- Henry interviewed by French television shortly before his second arrest in February 1976
- Born: Patrick Daniel Henry 31 March 1953 Troyes, France
- Died: 3 December 2017 (aged 64) Lille, France
- Occupations: Travelling salesman Printer and publisher
- Convictions: Murder with aggravating circumstances (1977) Drug trafficking (in possession of 10 kg of cannabis) (2003)
- Criminal penalty: Life imprisonment (20 January 1977) Returned to his life prisoner condition, 4-year term, €20,000 fine and the confiscation of money he had with him (around €8,000) (22 July 2003)

= Patrick Henry (murderer) =

French criminal (1953–2017)

Patrick Daniel Henry (31 March 1953 – 3 December 2017) was a French criminal and cause célèbre and the subject of public and judicial controversy. He was convicted of the kidnapping and murder of the eight-year-old Philippe Bertrand in January 1976.
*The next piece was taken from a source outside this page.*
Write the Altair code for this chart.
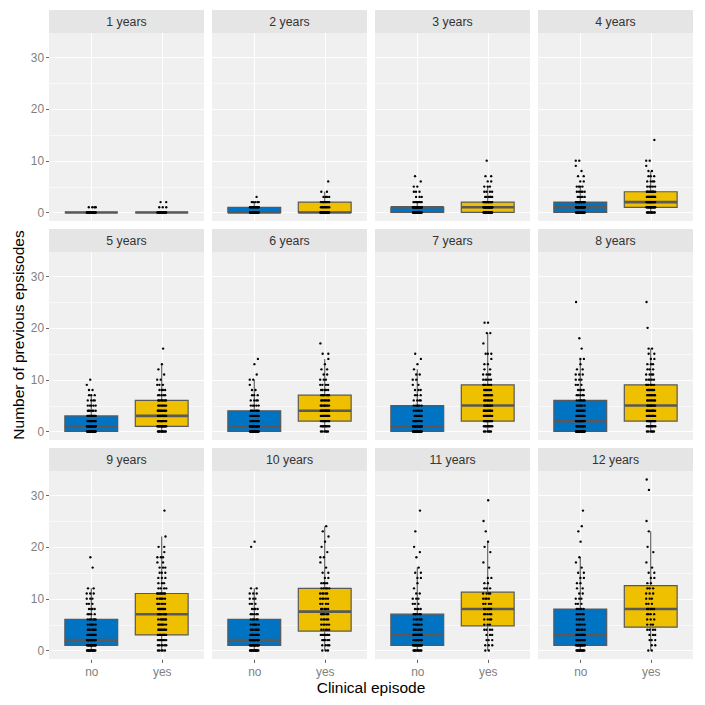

== Trial and sentencing ==
Henry's trial began on 18 January 1977, and he was defended by Robert Bocquillon and Robert Badinter. A contentious issue in the trial was the validity of capital punishment in France; Badinter, a fervent supporter of its abolition, ultimately convinced the jury not to execute his client. Reportedly, the final vote of the jury was 7-5, or one vote short, in favour of death. The case is said to have had an influence in leading to the abolition of capital punishment in France in 1981. Henry was subsequently sentenced to life imprisonment and was paroled in 2001; however, he returned to prison two years later after being caught trying to smuggle drugs into France. He was subsequently denied parole multiple times before finally succeeding and being released from prison on medical grounds on 15 September 2017.

== Death ==
Henry died of lung cancer in Lille, aged 64, on 3 December 2017, less than three months after his release from prison.